In conclusion, periodontal disease is characterized by inflammation and bone loss. Evidence suggests that periodontitis is caused by bacterial factors and antigens that cause a local inflammatory response and activation of the innate immune system. Proinflammatory molecules and cytokine networks are critical components of this process. RANKL and OPG gene expression and tissue localization studies provided concrete evidence that RANKL and OPG are involved in periodontal health and disease. RANK is a transmembrane protein that is expressed in both mature and progenitors of osteoclasts, and its binding to its ligand (RANKL) determines osteoclast differentiation and activation. The osteoprotegerin ligand (OPG-L) is a soluble protein that acts as a RANKL decoy receptor. As a result, OPG acts as an inhibitor of osteoclast formation. This system is essential for skeletal health, and its disruption leads to or causes a variety of bone diseases. The alveolar bone of the periodontium is not exempt from this process.
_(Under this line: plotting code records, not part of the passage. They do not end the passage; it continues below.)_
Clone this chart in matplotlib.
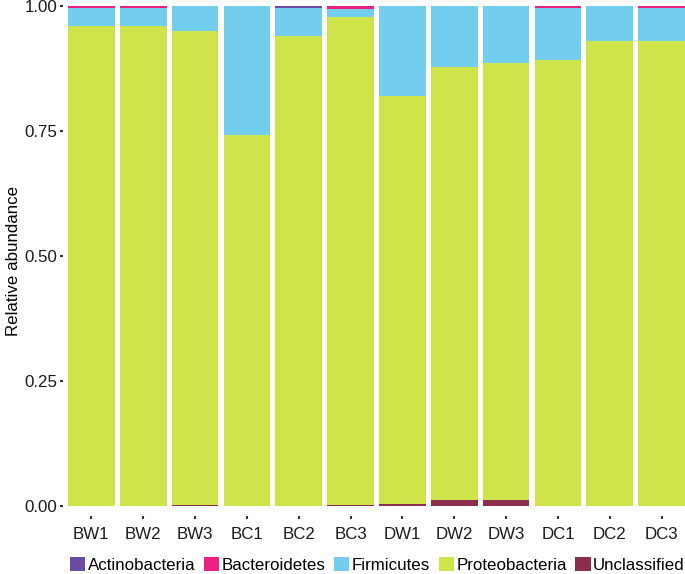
import numpy as np
import matplotlib.pyplot as plt

plt.rcParams['font.family'] = ['Liberation Sans', 'DejaVu Sans']

samples = ['BW1', 'BW2', 'BW3', 'BC1', 'BC2', 'BC3',
           'DW1', 'DW2', 'DW3', 'DC1', 'DC2', 'DC3']

# stacked from bottom to top
unclassified = [0.0, 0.0, 0.002, 0.0, 0.0, 0.002, 0.004, 0.013, 0.012, 0.0, 0.0, 0.0]
proteobacteria = [0.960, 0.960, 0.948, 0.742, 0.940, 0.976, 0.816, 0.865, 0.874, 0.892, 0.930, 0.930]
bacteroidetes = [0.004, 0.004, 0.0, 0.0, 0.0, 0.005, 0.0, 0.0, 0.0, 0.003, 0.0, 0.004]
actinobacteria = [0.0, 0.0, 0.0, 0.0, 0.004, 0.0, 0.0, 0.0, 0.0, 0.0, 0.0, 0.0]
firmicutes = list(1 - np.array(unclassified) - np.array(proteobacteria)
                  - np.array(bacteroidetes) - np.array(actinobacteria))

layers = [
    ('Unclassified', unclassified, '#8B2D4C'),
    ('Proteobacteria', proteobacteria, '#CFE44B'),
    ('Firmicutes', firmicutes, '#73CDEC'),
    ('Bacteroidetes', bacteroidetes, '#EC2280'),
    ('Actinobacteria', actinobacteria, '#6B4CA5'),
]

fs = 12.2
fig = plt.figure(figsize=(6.85, 5.74), dpi=100)
W, H = 685, 574
ax = fig.add_axes([62.8 / W, (H - 516) / H, (685 - 62.8) / W, 510 / H])

x = np.arange(1, len(samples) + 1)
bottom = np.zeros(len(samples))
handles = {}
for name, vals, col in layers:
    vals = np.array(vals)
    b = ax.bar(x, vals, bottom=bottom, width=0.9, color=col, linewidth=0)
    handles[name] = b
    bottom += vals

ax.set_xlim(0.45, 12.45)
ax.set_ylim(-0.02, 1.0)
ax.set_xticks(x)
ax.set_xticklabels(samples)
ax.set_yticks([0, 0.25, 0.5, 0.75, 1.0])
ax.set_yticklabels(['0.00', '0.25', '0.50', '0.75', '1.00'])
for s in ax.spines.values():
    s.set_visible(False)
ax.tick_params(axis='both', length=2, width=1.5, color='#333333',
               labelsize=fs, labelcolor='#1a1a1a')
ax.tick_params(axis='x', pad=6)
ax.tick_params(axis='y', pad=2)
ax.set_ylabel('Relative abundance', fontsize=fs, labelpad=2)

order = ['Actinobacteria', 'Bacteroidetes', 'Firmicutes', 'Proteobacteria', 'Unclassified']
fig.legend([handles[n] for n in order], order, loc='center', ncol=5,
           bbox_to_anchor=(0.551, 9 / H), frameon=False, fontsize=fs,
           handlelength=0.9, handleheight=0.9, handletextpad=0.15,
           columnspacing=0.5, borderpad=0, borderaxespad=0)

fig.savefig('out.png', dpi=100)
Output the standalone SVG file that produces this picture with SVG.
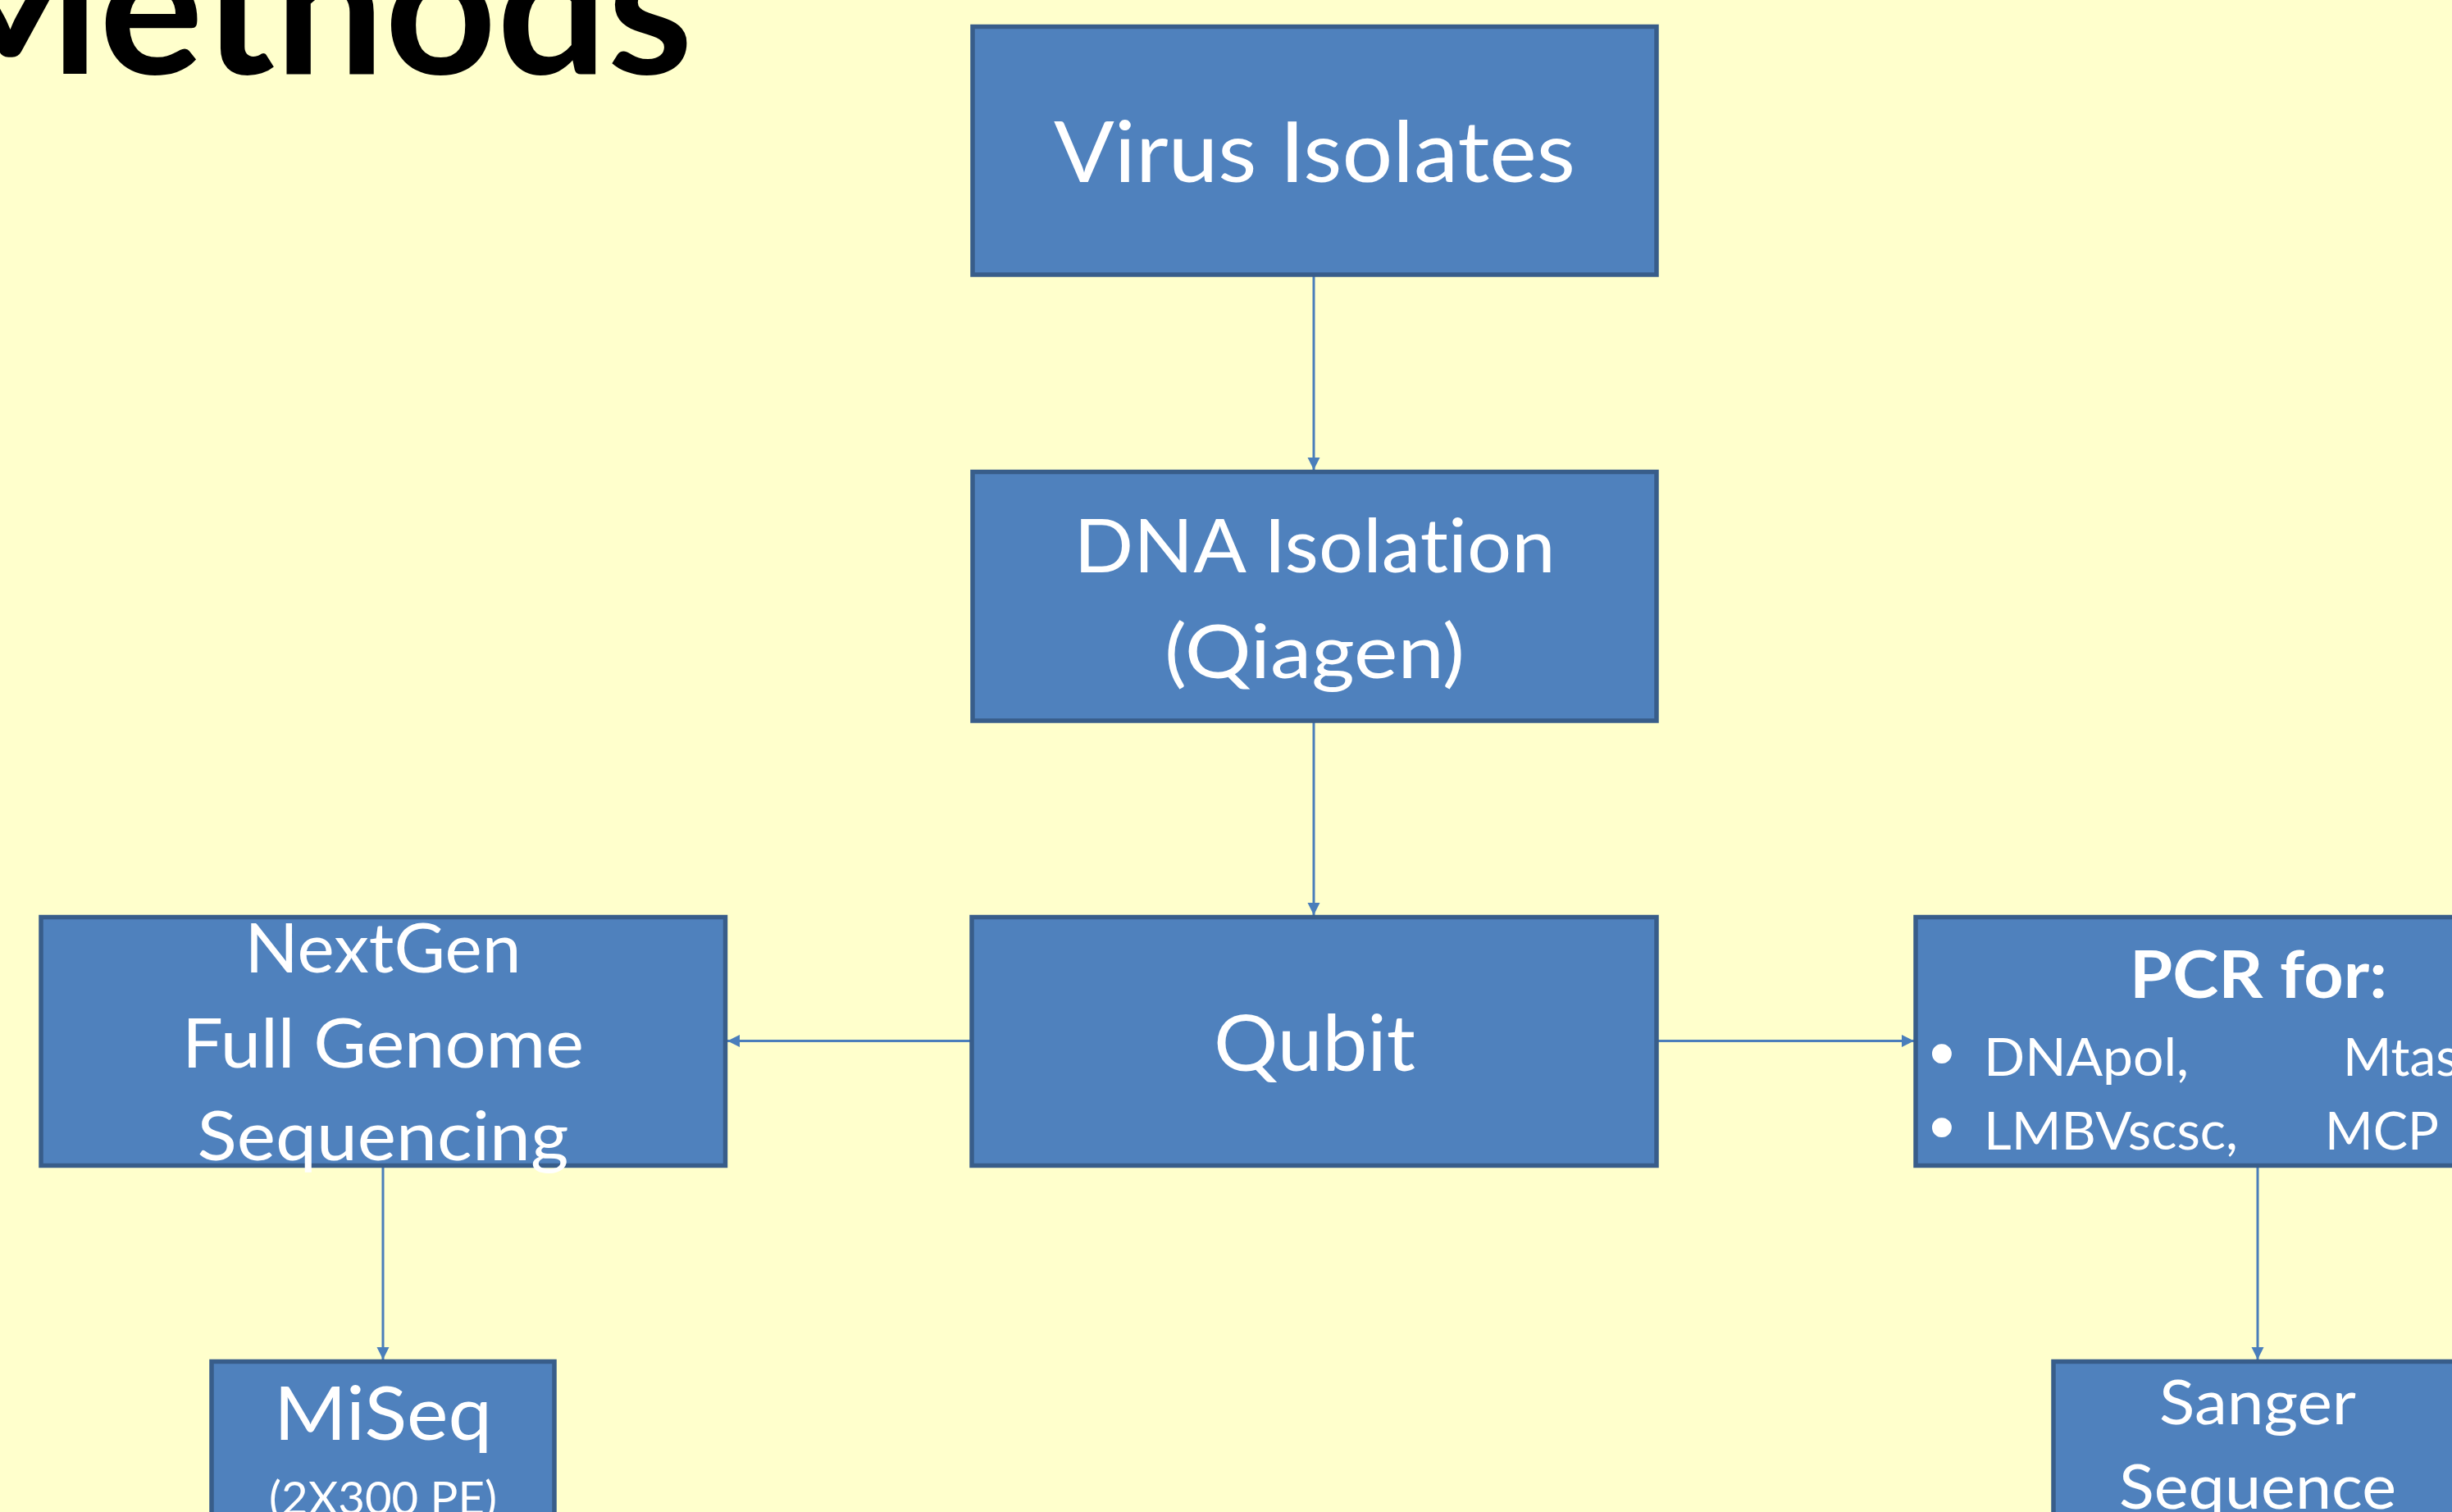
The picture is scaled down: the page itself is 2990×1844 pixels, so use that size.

Research indicates that both RANKL and OPG can be detected in the gingival tissue and biological fluids such as gingival crevicular fluid, saliva, and serum. All available studies show that RANKL is increased while OPG is decreased in periodontitis compared to health, or gingivitis. These changes result in an increase in the RANKL/OPG ratio. The RANKL/OPG ratio may be useful as a biomarker for untreated periodontitis or to indicate a prior history of the disease at the site level, but it may not be a reliable indicator of clinically successful treatment outcome.